WRITTEN EXERCISE: Using the material that follows, identify and copy each line with the string "document".

** begin SUPPLIED MATERIAL **

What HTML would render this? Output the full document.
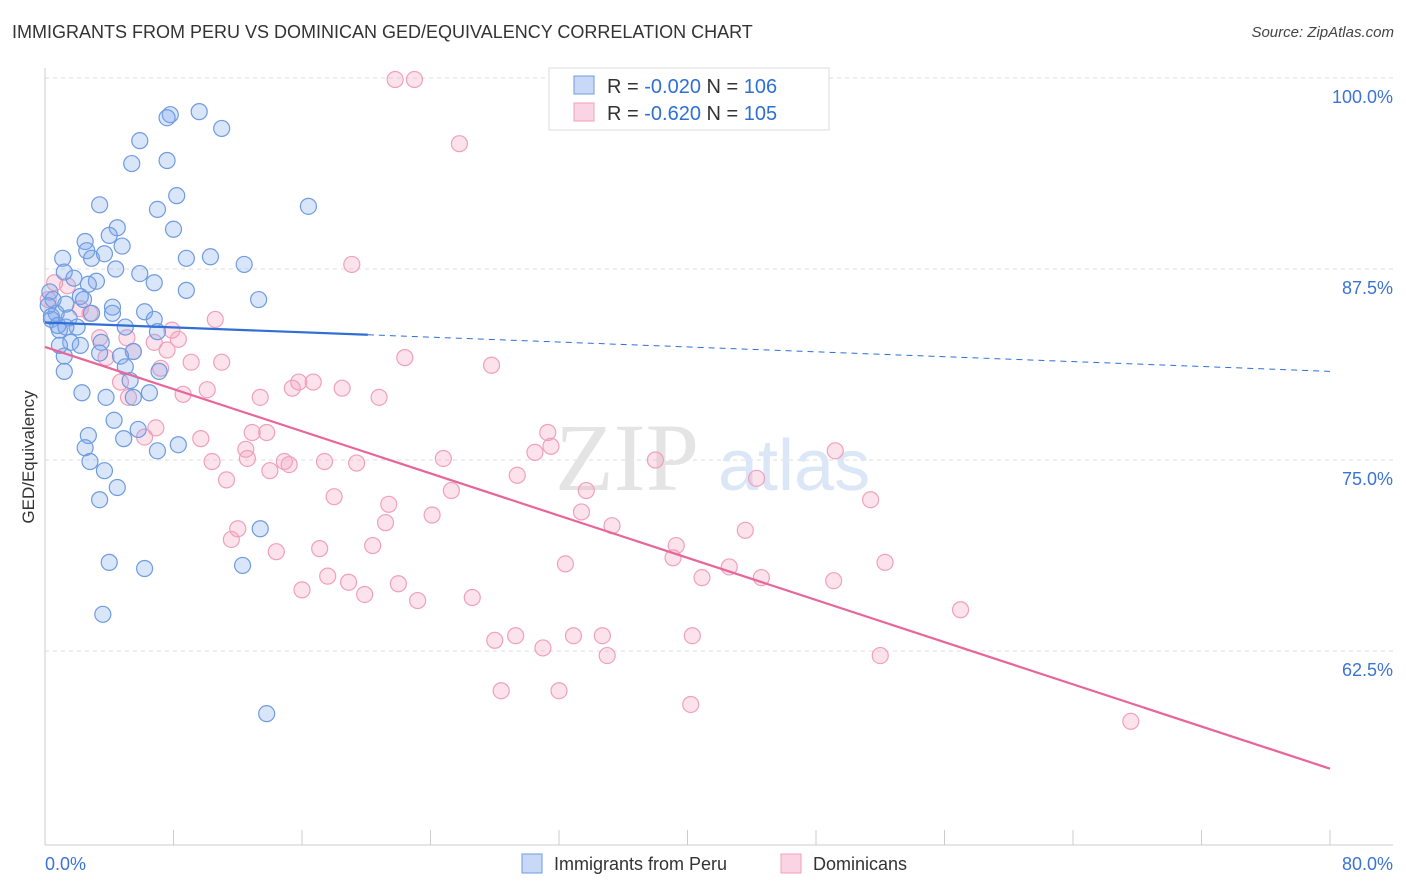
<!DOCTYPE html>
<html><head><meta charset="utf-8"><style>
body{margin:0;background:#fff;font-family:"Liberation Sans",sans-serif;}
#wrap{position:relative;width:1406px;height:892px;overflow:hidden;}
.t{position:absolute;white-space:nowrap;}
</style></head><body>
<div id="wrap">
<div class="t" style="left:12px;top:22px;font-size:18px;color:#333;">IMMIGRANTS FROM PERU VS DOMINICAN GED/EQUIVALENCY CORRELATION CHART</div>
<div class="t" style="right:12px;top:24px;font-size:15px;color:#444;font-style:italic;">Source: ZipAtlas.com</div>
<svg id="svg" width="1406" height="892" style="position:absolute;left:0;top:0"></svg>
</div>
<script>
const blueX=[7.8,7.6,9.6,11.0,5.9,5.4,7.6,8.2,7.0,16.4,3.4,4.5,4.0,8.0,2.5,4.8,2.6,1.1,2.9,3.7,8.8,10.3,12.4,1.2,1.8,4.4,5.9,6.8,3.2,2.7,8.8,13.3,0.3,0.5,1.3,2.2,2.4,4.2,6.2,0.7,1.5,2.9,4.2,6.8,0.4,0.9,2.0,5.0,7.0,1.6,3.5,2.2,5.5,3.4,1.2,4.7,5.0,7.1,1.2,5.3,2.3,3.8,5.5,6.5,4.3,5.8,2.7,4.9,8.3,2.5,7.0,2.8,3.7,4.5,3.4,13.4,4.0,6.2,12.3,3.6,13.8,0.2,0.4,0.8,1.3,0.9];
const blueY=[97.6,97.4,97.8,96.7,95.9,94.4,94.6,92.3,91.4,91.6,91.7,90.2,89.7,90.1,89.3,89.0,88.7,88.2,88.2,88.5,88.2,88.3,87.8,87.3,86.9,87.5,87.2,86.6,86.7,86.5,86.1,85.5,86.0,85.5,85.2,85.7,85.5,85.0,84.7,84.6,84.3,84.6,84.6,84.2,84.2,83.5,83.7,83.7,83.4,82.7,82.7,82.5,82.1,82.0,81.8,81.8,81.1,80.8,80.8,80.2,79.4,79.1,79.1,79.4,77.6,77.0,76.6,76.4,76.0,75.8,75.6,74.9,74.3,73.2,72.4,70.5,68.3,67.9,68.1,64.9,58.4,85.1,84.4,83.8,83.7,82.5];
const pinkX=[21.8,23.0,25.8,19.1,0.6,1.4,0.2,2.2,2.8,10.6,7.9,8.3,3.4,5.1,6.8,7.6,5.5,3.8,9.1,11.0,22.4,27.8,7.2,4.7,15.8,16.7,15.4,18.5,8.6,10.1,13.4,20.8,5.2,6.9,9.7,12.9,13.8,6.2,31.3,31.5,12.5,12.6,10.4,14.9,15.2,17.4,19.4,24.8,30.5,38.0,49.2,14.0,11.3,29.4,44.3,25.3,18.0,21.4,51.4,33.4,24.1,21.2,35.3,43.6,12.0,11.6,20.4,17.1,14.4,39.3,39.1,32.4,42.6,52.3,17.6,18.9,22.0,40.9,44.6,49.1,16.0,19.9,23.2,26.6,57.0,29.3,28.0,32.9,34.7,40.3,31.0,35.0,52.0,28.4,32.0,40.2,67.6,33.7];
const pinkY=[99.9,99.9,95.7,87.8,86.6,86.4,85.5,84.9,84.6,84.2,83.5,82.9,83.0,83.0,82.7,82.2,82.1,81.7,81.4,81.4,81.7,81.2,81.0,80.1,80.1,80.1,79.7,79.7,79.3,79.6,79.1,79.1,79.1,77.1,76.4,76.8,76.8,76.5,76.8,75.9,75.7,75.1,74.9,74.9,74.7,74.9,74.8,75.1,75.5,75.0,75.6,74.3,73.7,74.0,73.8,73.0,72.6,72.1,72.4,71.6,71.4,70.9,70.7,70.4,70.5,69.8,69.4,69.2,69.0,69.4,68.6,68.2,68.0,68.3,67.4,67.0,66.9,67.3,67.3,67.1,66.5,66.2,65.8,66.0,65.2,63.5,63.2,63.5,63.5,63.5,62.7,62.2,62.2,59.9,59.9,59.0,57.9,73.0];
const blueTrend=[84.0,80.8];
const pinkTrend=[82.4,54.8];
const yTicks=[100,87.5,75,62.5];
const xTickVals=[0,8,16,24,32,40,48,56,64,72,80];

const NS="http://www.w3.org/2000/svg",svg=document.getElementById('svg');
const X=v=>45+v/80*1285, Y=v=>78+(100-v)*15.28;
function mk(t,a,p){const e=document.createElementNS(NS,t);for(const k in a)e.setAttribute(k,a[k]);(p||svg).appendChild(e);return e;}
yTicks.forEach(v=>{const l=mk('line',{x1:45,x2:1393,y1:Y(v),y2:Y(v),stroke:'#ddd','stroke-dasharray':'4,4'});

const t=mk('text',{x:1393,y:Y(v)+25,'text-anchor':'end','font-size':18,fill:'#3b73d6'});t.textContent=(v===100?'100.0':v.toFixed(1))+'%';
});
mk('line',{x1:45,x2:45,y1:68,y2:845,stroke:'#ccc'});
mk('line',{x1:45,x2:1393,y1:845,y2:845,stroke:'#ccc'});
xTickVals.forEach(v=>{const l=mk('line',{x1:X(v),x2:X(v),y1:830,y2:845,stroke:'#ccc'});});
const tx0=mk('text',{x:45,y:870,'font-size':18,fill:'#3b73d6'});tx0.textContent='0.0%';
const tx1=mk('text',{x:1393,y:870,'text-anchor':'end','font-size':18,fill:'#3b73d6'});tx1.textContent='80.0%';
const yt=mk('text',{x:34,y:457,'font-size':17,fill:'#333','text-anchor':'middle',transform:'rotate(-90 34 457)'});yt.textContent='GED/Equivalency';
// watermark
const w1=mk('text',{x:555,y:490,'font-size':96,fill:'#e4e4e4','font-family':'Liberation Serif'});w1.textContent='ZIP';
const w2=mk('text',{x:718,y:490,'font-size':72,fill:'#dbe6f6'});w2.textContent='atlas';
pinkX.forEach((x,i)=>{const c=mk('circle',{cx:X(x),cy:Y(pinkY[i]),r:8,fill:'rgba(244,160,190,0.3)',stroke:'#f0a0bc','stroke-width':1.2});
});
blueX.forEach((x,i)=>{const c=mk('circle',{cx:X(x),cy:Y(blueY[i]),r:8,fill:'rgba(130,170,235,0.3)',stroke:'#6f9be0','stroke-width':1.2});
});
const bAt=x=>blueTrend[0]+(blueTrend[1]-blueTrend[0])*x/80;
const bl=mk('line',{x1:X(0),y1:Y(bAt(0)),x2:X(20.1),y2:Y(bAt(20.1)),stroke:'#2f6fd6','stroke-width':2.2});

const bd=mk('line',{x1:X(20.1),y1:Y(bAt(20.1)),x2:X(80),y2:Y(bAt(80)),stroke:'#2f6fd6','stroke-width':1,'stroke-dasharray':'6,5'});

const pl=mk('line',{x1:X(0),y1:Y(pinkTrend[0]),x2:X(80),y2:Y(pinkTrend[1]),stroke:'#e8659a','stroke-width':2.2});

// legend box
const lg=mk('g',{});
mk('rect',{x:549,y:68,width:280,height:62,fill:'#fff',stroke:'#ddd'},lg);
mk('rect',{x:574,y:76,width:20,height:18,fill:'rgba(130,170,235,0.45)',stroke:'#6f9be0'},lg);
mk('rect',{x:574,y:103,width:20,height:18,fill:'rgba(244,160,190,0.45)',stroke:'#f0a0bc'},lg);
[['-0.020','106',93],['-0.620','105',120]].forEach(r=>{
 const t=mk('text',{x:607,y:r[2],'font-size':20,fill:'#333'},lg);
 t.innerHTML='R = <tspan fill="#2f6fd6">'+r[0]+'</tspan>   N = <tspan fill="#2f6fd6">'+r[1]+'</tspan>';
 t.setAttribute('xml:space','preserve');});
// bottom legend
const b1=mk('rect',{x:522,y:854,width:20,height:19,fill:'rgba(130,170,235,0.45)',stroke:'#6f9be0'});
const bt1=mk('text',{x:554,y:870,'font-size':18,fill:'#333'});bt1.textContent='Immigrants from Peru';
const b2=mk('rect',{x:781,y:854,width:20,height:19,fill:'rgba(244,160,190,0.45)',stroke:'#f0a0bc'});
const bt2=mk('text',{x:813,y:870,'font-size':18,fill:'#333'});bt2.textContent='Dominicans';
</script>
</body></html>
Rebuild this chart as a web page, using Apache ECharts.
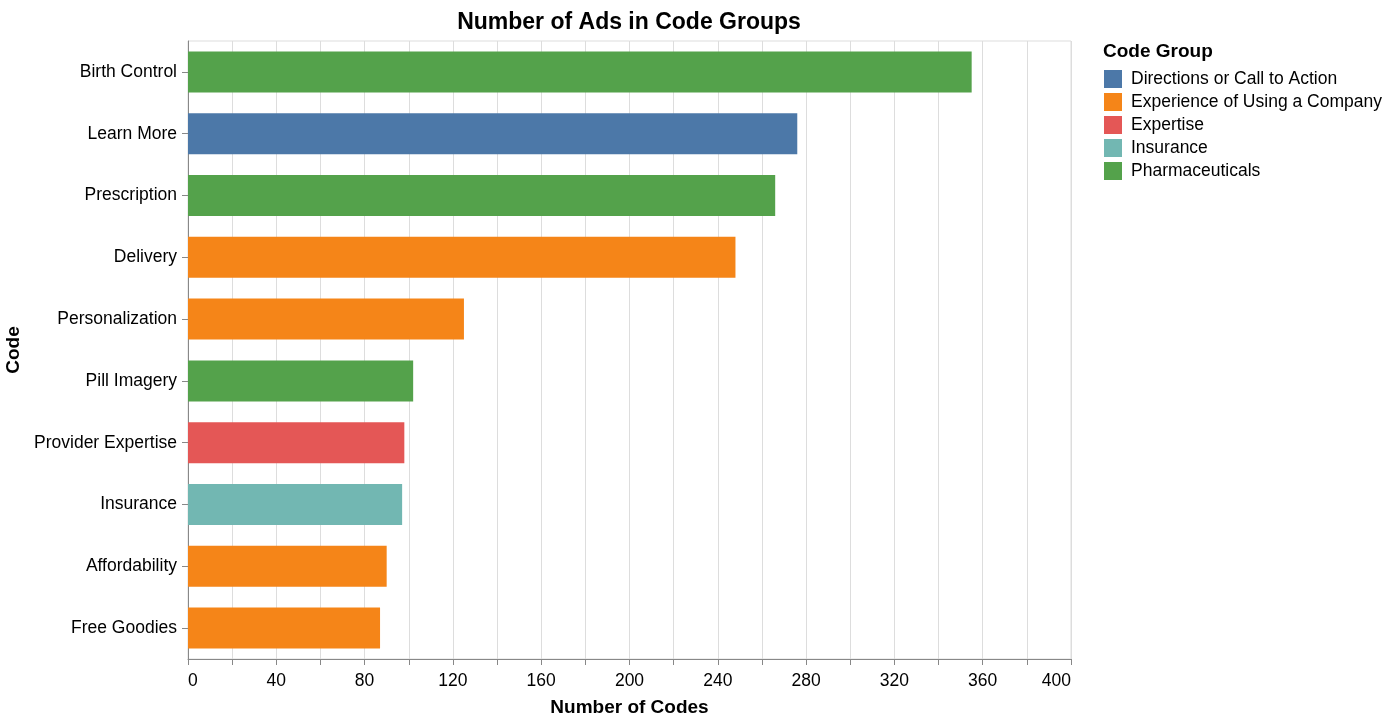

** end SUPPLIED MATERIAL **

WRITTEN SOLUTION:
What HTML would render this? Output the full document.
const NS="http://www.w3.org/2000/svg",svg=document.getElementById('svg');
function mk(t,a,p){const e=document.createElementNS(NS,t);for(const k in a)e.setAttribute(k,a[k]);(p||svg).appendChild(e);return e;}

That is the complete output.